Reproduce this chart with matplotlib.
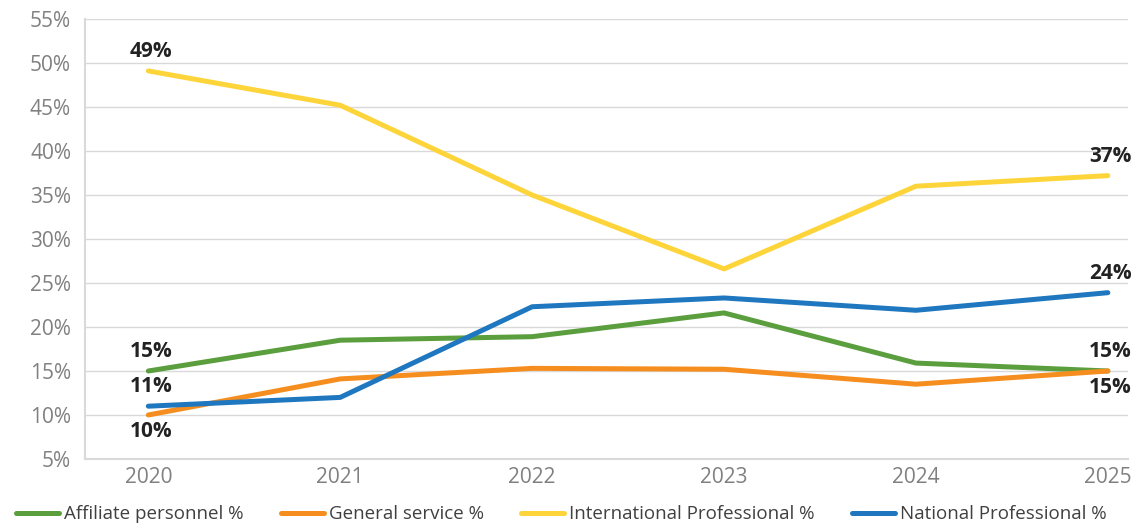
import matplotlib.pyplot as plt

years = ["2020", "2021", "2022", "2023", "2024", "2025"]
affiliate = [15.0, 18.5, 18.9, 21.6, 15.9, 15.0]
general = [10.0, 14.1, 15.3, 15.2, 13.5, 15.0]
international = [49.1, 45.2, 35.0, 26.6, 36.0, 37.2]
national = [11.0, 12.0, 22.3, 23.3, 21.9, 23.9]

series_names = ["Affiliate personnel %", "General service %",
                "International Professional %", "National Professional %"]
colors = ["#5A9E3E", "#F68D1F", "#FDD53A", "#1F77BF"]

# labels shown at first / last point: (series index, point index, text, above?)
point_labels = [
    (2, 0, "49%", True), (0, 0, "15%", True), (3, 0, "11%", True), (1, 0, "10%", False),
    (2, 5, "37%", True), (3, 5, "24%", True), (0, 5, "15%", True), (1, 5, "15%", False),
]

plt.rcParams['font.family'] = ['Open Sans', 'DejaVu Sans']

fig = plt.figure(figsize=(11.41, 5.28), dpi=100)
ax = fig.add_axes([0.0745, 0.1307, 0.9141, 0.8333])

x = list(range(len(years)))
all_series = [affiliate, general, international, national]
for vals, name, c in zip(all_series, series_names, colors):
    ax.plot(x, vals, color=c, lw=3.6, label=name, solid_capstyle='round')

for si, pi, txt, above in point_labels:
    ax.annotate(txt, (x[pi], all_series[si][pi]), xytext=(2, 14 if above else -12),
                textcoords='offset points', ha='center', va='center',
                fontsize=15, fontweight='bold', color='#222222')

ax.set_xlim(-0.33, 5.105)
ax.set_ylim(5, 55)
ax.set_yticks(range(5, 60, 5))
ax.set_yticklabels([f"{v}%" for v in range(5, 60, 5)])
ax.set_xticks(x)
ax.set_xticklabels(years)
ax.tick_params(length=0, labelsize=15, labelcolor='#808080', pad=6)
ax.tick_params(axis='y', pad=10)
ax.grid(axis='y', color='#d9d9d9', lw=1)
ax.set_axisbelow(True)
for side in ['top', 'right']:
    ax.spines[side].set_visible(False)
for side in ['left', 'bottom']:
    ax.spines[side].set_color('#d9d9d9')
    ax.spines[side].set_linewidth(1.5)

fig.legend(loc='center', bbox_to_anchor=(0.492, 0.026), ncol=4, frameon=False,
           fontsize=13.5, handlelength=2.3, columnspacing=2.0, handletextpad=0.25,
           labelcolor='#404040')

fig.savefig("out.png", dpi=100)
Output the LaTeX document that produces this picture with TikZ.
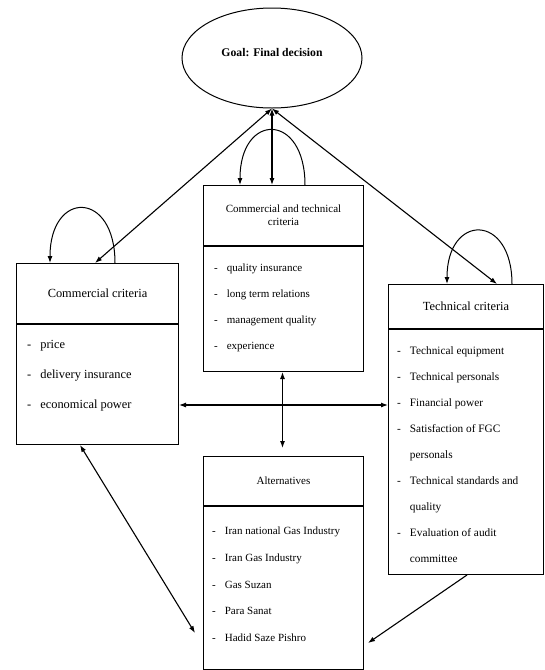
• • • • • • •
Work required:
Skip the pictures and transcribe the rest of the records exactly.

Written solution:
Reproduce this chart with matplotlib.
import matplotlib.pyplot as plt

years = ["2020", "2021", "2022", "2023", "2024", "2025"]
affiliate = [15.0, 18.5, 18.9, 21.6, 15.9, 15.0]
general = [10.0, 14.1, 15.3, 15.2, 13.5, 15.0]
international = [49.1, 45.2, 35.0, 26.6, 36.0, 37.2]
national = [11.0, 12.0, 22.3, 23.3, 21.9, 23.9]

series_names = ["Affiliate personnel %", "General service %",
                "International Professional %", "National Professional %"]
colors = ["#5A9E3E", "#F68D1F", "#FDD53A", "#1F77BF"]

# labels shown at first / last point: (series index, point index, text, above?)
point_labels = [
    (2, 0, "49%", True), (0, 0, "15%", True), (3, 0, "11%", True), (1, 0, "10%", False),
    (2, 5, "37%", True), (3, 5, "24%", True), (0, 5, "15%", True), (1, 5, "15%", False),
]

plt.rcParams['font.family'] = ['Open Sans', 'DejaVu Sans']

fig = plt.figure(figsize=(11.41, 5.28), dpi=100)
ax = fig.add_axes([0.0745, 0.1307, 0.9141, 0.8333])

x = list(range(len(years)))
all_series = [affiliate, general, international, national]
for vals, name, c in zip(all_series, series_names, colors):
    ax.plot(x, vals, color=c, lw=3.6, label=name, solid_capstyle='round')

for si, pi, txt, above in point_labels:
    ax.annotate(txt, (x[pi], all_series[si][pi]), xytext=(2, 14 if above else -12),
                textcoords='offset points', ha='center', va='center',
                fontsize=15, fontweight='bold', color='#222222')

ax.set_xlim(-0.33, 5.105)
ax.set_ylim(5, 55)
ax.set_yticks(range(5, 60, 5))
ax.set_yticklabels([f"{v}%" for v in range(5, 60, 5)])
ax.set_xticks(x)
ax.set_xticklabels(years)
ax.tick_params(length=0, labelsize=15, labelcolor='#808080', pad=6)
ax.tick_params(axis='y', pad=10)
ax.grid(axis='y', color='#d9d9d9', lw=1)
ax.set_axisbelow(True)
for side in ['top', 'right']:
    ax.spines[side].set_visible(False)
for side in ['left', 'bottom']:
    ax.spines[side].set_color('#d9d9d9')
    ax.spines[side].set_linewidth(1.5)

fig.legend(loc='center', bbox_to_anchor=(0.492, 0.026), ncol=4, frameon=False,
           fontsize=13.5, handlelength=2.3, columnspacing=2.0, handletextpad=0.25,
           labelcolor='#404040')

fig.savefig("out.png", dpi=100)
Output the LaTeX document that produces this picture with TikZ.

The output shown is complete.